Recognizing asynchronous timing in UART clarifies how devices stay in sync without a clock signal.
Network Packet Transmission
UART data framing with start, data, parity, and stop bits is similar to how network packets have headers and checksums for error detection.
Knowing UART framing aids understanding of data encapsulation and error checking in networking.
Common Pitfalls
#1Connecting UART pins incorrectly (TX to TX, RX to RX).
Wrong approach:Raspberry Pi TX pin connected to Arduino TX pin, Raspberry Pi RX pin connected to Arduino RX pin.
Correct approach:Raspberry Pi TX pin connected to Arduino RX pin, Raspberry Pi RX pin connected to Arduino TX pin.
Root cause:Misunderstanding that TX means transmit and must connect to the other device’s receive pin.
#2Not disabling Raspberry Pi serial console before using UART pins.

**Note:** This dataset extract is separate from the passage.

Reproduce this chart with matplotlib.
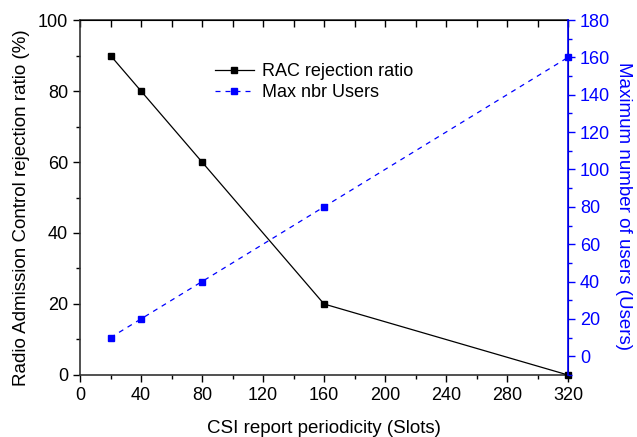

Wrong approach:Using UART pins on Raspberry Pi without disabling serial console, causing conflicts.
Correct approach:Disable serial console in /boot/config.txt and system services before using UART pins.
Root cause:Assuming UART pins are free by default without checking system configuration.
#3Ignoring voltage level differences and connecting 5V Arduino TX directly to 3.3V Raspberry Pi RX.
Wrong approach:Directly wiring Arduino 5V TX pin to Raspberry Pi RX pin without level shifting.
Correct approach:Use a voltage divider or level shifter between Arduino TX and Raspberry Pi RX pins.
Root cause:Not knowing Raspberry Pi GPIO pins are not 5V tolerant.
Key Takeaways
UART is a simple, asynchronous serial communication method using two wires to send data bit by bit.
Correct wiring and voltage level matching between Raspberry Pi and Arduino are essential to avoid damage and ensure communication.
Both devices must use the same baud rate and handle data buffering to communicate reliably.
Disabling conflicting services on Raspberry Pi is necessary to free UART pins for your project.
Adding error detection and proper protocols makes UART communication robust for real-world applications.